--- start ---

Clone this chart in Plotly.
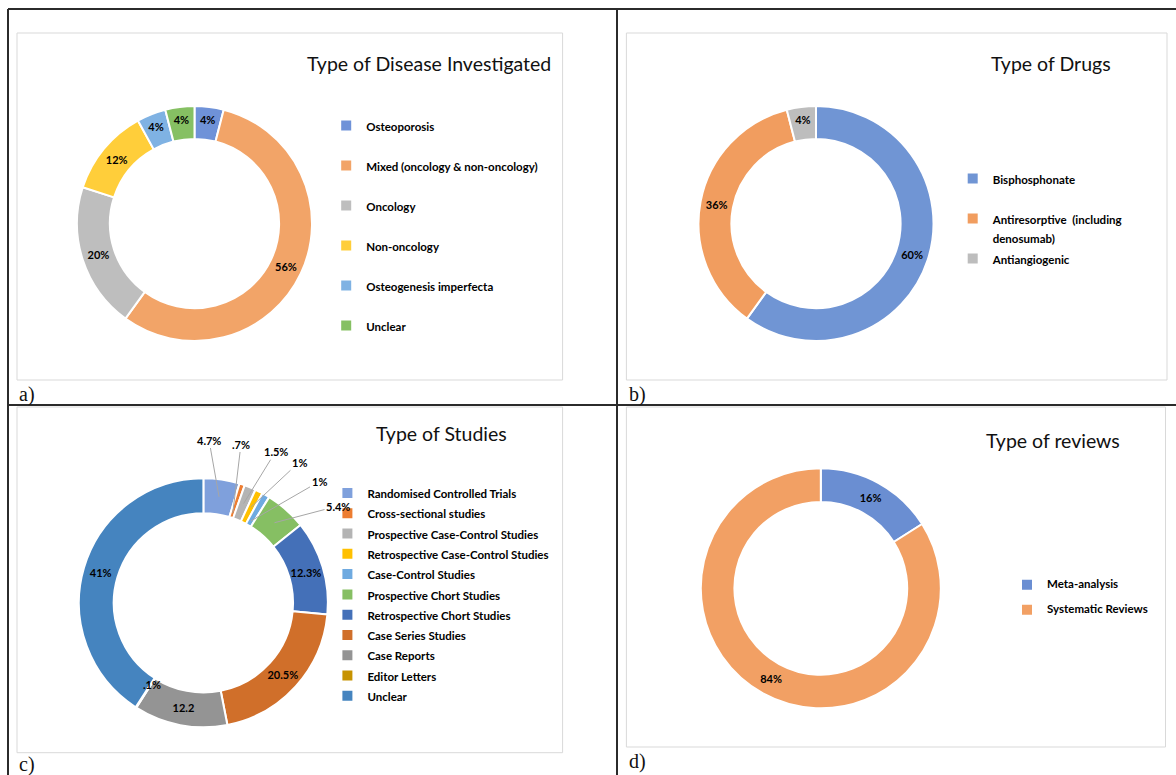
import math
import plotly.graph_objects as go

W, H = 1176, 775
FONT = "Lato"

# ---------------- data ----------------
disease_labels = ["Osteoporosis", "Mixed (oncology & non-oncology)", "Oncology",
                  "Non-oncology", "Osteogenesis imperfecta", "Unclear"]
disease_values = [4, 56, 20, 12, 4, 4]

drug_labels = ["Bisphosphonate", "Antiresorptive  (including<br>denosumab)", "Antiangiogenic"]
drug_values = [60, 36, 4]

study_labels = ["Randomised Controlled Trials", "Cross-sectional studies",
                "Prospective Case-Control Studies", "Retrospective Case-Control Studies",
                "Case-Control Studies", "Prospective Chort Studies",
                "Retrospective Chort Studies", "Case Series Studies", "Case Reports",
                "Editor Letters", "Unclear"]
study_values = [4.7, 0.7, 1.5, 1, 1, 5.4, 12.3, 20.5, 12.2, 0.1, 41]
study_text = ["4.7%", ".7%", "1.5%", "1%", "1%", "5.4%", "12.3%", "20.5%", "12.2", ".1%", "41%"]

review_labels = ["Meta-analysis", "Systematic Reviews"]
review_values = [16, 84]

# ---------------- styles ----------------
disease_colors = ["#6F92D8", "#F2A468", "#BEBEBE", "#FFCE3A", "#7FB2E3", "#86C063"]
drug_colors = ["#7095D4", "#F19D5F", "#BDBDBD"]
study_colors = ["#7FA0DC", "#ED7D31", "#B4B4B4", "#FFC000", "#6FAAE0", "#86BF63",
                "#4470B8", "#D06F2A", "#949494", "#C79300", "#4584BF"]
review_colors = ["#6A8ED2", "#F2A064"]


def px(x):
    return x / W


def py(y):
    return 1 - y / H


def dom(cx, cy, r):
    return dict(x=[px(cx - r), px(cx + r)], y=[py(cy + r), py(cy - r)])


def legend_labels(labels, two_line):
    out = []
    for lab in labels:
        parts = lab.split("<br>")
        s = "<br>".join("<span style='font-size:11.5px'>%s</span>" % p for p in parts)
        if two_line and len(parts) == 1:
            s += "<br>\u00a0"
        out.append(s)
    return out


common = dict(hole=0.72, sort=False, direction="clockwise", rotation=0,
              textfont=dict(family=FONT, size=11, color="black", weight="bold"),
              insidetextorientation="horizontal", hoverinfo="label+percent")

# centres / radii (px)
A = (194.5, 223.5, 117.5)
B = (816.0, 223.5, 117.5)
C = (203.4, 602.8, 124.5)
D = (820.8, 588.3, 120.0)

fig = go.Figure()

fig.add_trace(go.Pie(labels=legend_labels(disease_labels, True), values=disease_values,
                     marker=dict(colors=disease_colors, line=dict(color="white", width=2)),
                     texttemplate="%{percent:.0%}", textposition="inside",
                     domain=dom(*A), legend="legend", **common))

fig.add_trace(go.Pie(labels=legend_labels(drug_labels, True), values=drug_values,
                     marker=dict(colors=drug_colors, line=dict(color="white", width=2)),
                     texttemplate="%{percent:.0%}", textposition="inside",
                     domain=dom(*B), legend="legend2", **common))

study_pos = ["inside" if v >= 10 else "none" for v in study_values]
fig.add_trace(go.Pie(labels=legend_labels(study_labels, False), values=study_values,
                     marker=dict(colors=study_colors, line=dict(color="white", width=2)),
                     text=study_text, textinfo="text", textposition=study_pos,
                     domain=dom(*C), legend="legend3", **common))

fig.add_trace(go.Pie(labels=legend_labels(review_labels, True), values=review_values,
                     marker=dict(colors=review_colors, line=dict(color="white", width=2)),
                     texttemplate="%{percent:.0%}", textposition="inside",
                     domain=dom(*D), legend="legend4", **common))

annotations = []

# outside labels with leader lines for the small study slices
label_pos = {0: (209, 440), 1: (241, 444), 2: (275.5, 451.7), 3: (299, 462.3),
             4: (319, 481.7), 5: (338, 506)}
tip_frac = {0: 0.86, 1: 0.76, 2: 0.86, 3: 0.86, 4: 0.76, 5: 0.86}
total = sum(study_values)
cum = 0.0
for i, v in enumerate(study_values):
    ang = (cum + v / 2) / total * 2 * math.pi
    cum += v
    if study_pos[i] != "none":
        continue
    cx, cy, r = C
    if i in label_pos:
        rr = r * tip_frac[i]
        tx, ty = cx + rr * math.sin(ang), cy - rr * math.cos(ang)
        lx, ly = label_pos[i]
        annotations.append(dict(x=px(tx), y=py(ty), xref="paper", yref="paper",
                                ax=lx - tx, ay=ly - ty, text=study_text[i],
                                showarrow=True, arrowhead=0, arrowwidth=1,
                                arrowcolor="#A6A6A6", standoff=0,
                                font=dict(family=FONT, size=11, color="black", weight="bold")))
    else:
        rr = r * 0.86
        tx, ty = cx + rr * math.sin(ang), cy - rr * math.cos(ang)
        annotations.append(dict(x=px(tx - 4), y=py(ty), xref="paper", yref="paper",
                                text=study_text[i], showarrow=False,
                                font=dict(family=FONT, size=11, color="black", weight="bold")))

# chart titles
titles = [("Type of Disease Investigated", 429, 63), ("Type of Drugs", 1050.7, 63),
          ("Type of Studies", 441.7, 433), ("Type of reviews", 1053, 440)]
for t, x, y in titles:
    annotations.append(dict(x=px(x), y=py(y), xref="paper", yref="paper", text=t,
                            showarrow=False, xanchor="center", yanchor="middle",
                            font=dict(family=FONT, size=19.5, color="#111111")))

# panel letters
letters = [("a)", 17, 394), ("b)", 627, 394), ("c)", 17, 764), ("d)", 627, 761)]
for t, x, y in letters:
    annotations.append(dict(x=px(x), y=py(y), xref="paper", yref="paper", text=t,
                            showarrow=False, xanchor="left", yanchor="middle",
                            font=dict(family="Liberation Serif", size=20, color="#111111")))

shapes = []
# inner chart boxes
for x0, y0, x1, y1 in [(17, 33, 562.6, 380), (626.4, 33, 1167, 380),
                       (17, 407, 562.6, 752.7), (626.4, 407, 1165.5, 747)]:
    shapes.append(dict(type="rect", xref="paper", yref="paper", x0=px(x0), x1=px(x1),
                       y0=py(y1), y1=py(y0), line=dict(color="#D9D9D9", width=1)))
# outer table grid
for x0, y0, x1, y1 in [(8, 9, W, 9), (8, 405, W, 405), (8, 9, 8, H), (617, 9, 617, H)]:
    shapes.append(dict(type="line", xref="paper", yref="paper", x0=px(x0), x1=px(x1),
                       y0=py(y0), y1=py(y1), line=dict(color="#2b2b2b", width=2)))


def leg(x, y, size):
    return dict(x=px(x), y=py(y), xanchor="left", yanchor="top",
                font=dict(family=FONT, size=size, color="black", weight="bold"),
                bgcolor="rgba(0,0,0,0)", borderwidth=0, valign="top",
                traceorder="normal")


fig.update_layout(
    width=W, height=H, autosize=False,
    margin=dict(l=0, r=0, t=0, b=0),
    paper_bgcolor="white", plot_bgcolor="white",
    showlegend=True,
    legend=leg(326.2, 109.8, 14.23),
    legend2=leg(952.7, 162.8, 14.23),
    legend3=dict(leg(327.4, 477.8, 13.3), valign="middle"),
    legend4=leg(1007, 572.8, 8.46),
    annotations=annotations,
    shapes=shapes,
)

fig.write_html("out.html", config={"displayModeBar": False},
               post_script="document.body.style.margin='0px';document.body.style.overflow='hidden';")
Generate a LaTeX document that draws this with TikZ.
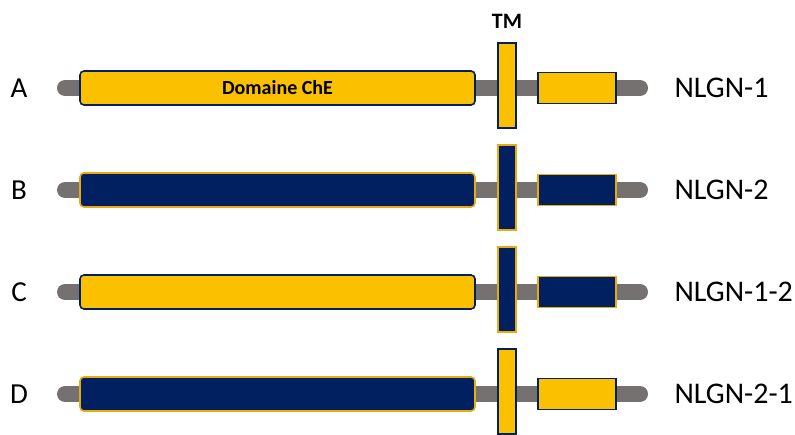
\documentclass[tikz,border=0pt]{standalone}
\usepackage{fontspec}
\setmainfont{Carlito}
\definecolor{gold}{HTML}{FBC000}
\definecolor{goldedge}{HTML}{EBAA10}
\definecolor{navy}{HTML}{002060}
\definecolor{stalk}{HTML}{767171}
\tikzset{
  goldbox/.style={draw=navy, fill=gold, line width=1.6pt},
  navybox/.style={draw=goldedge, fill=navy, line width=1.6pt},
  bigdom/.style={rectangle, rounded corners=4pt, minimum width=395pt, minimum height=34pt, inner sep=0pt},
  tmdom/.style={rectangle, minimum width=18pt, minimum height=85pt, inner sep=0pt},
  smalldom/.style={rectangle, minimum width=78pt, minimum height=31pt, inner sep=0pt},
  stalkline/.style={draw=stalk, line width=16pt, line cap=round},
  rowletter/.style={font=\fontsize{29}{30}\selectfont, anchor=center},
  rowname/.style={font=\fontsize{30}{31}\selectfont, anchor=west},
  boldlabel/.style={font=\fontsize{20}{22}\selectfont\bfseries}
}
% one protein: #1 name, #2 y, #3/#4/#5 styles of ChE, TM and C-terminal domains, #6 letter, #7 label
\newcommand\proteinrow[7]{
  \coordinate (#1-l) at (65,#2);
  \coordinate (#1-r) at (640,#2);
  \draw[stalkline] (#1-l) -- (#1-r);
  \node[bigdom, #3] (#1-che) at (277.5,#2) {};
  \node[tmdom, #4] (#1-tm) at (507,#2-2.5) {};
  \node[smalldom, #5] (#1-ct) at (577,#2) {};
  \node[rowletter] (#1-letter) at (19,#2) {#6};
  \node[rowname] (#1-name) at (671,#2) {#7};
}
\begin{document}
\begin{tikzpicture}[x=1pt, y=-1pt]
  \useasboundingbox (0,0) rectangle (795,435);
  \proteinrow{a}{88}{goldbox}{goldbox}{goldbox}{A}{NLGN-1}
  \proteinrow{b}{190}{navybox}{navybox}{navybox}{B}{NLGN-2}
  \proteinrow{c}{292}{goldbox}{navybox}{navybox}{C}{NLGN-1-2}
  \proteinrow{d}{394}{navybox}{goldbox}{goldbox}{D}{NLGN-2-1}
  \node[boldlabel] (che) at (a-che.center) {Domaine ChE};
  \node[boldlabel, font=\fontsize{22}{24}\selectfont\bfseries] (tm) at (507,21) {TM};
\end{tikzpicture}
\end{document}
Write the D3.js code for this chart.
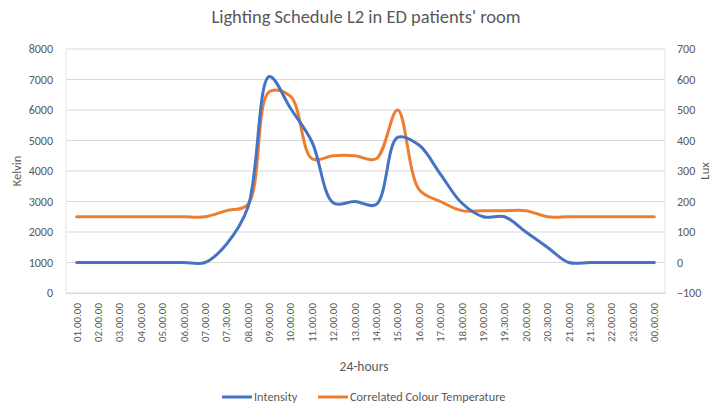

--- end ---

Write out again exactly the lines from the start of the data above through the line containing "return dict(x=[px(cx - r), px(cx", inclusive, excluding any pictures.

**SOLUTION:**
Clone this chart in Plotly.
import math
import plotly.graph_objects as go

W, H = 1176, 775
FONT = "Lato"

# ---------------- data ----------------
disease_labels = ["Osteoporosis", "Mixed (oncology & non-oncology)", "Oncology",
                  "Non-oncology", "Osteogenesis imperfecta", "Unclear"]
disease_values = [4, 56, 20, 12, 4, 4]

drug_labels = ["Bisphosphonate", "Antiresorptive  (including<br>denosumab)", "Antiangiogenic"]
drug_values = [60, 36, 4]

study_labels = ["Randomised Controlled Trials", "Cross-sectional studies",
                "Prospective Case-Control Studies", "Retrospective Case-Control Studies",
                "Case-Control Studies", "Prospective Chort Studies",
                "Retrospective Chort Studies", "Case Series Studies", "Case Reports",
                "Editor Letters", "Unclear"]
study_values = [4.7, 0.7, 1.5, 1, 1, 5.4, 12.3, 20.5, 12.2, 0.1, 41]
study_text = ["4.7%", ".7%", "1.5%", "1%", "1%", "5.4%", "12.3%", "20.5%", "12.2", ".1%", "41%"]

review_labels = ["Meta-analysis", "Systematic Reviews"]
review_values = [16, 84]

# ---------------- styles ----------------
disease_colors = ["#6F92D8", "#F2A468", "#BEBEBE", "#FFCE3A", "#7FB2E3", "#86C063"]
drug_colors = ["#7095D4", "#F19D5F", "#BDBDBD"]
study_colors = ["#7FA0DC", "#ED7D31", "#B4B4B4", "#FFC000", "#6FAAE0", "#86BF63",
                "#4470B8", "#D06F2A", "#949494", "#C79300", "#4584BF"]
review_colors = ["#6A8ED2", "#F2A064"]


def px(x):
    return x / W


def py(y):
    return 1 - y / H


def dom(cx, cy, r):
    return dict(x=[px(cx - r), px(cx + r)], y=[py(cy + r), py(cy - r)])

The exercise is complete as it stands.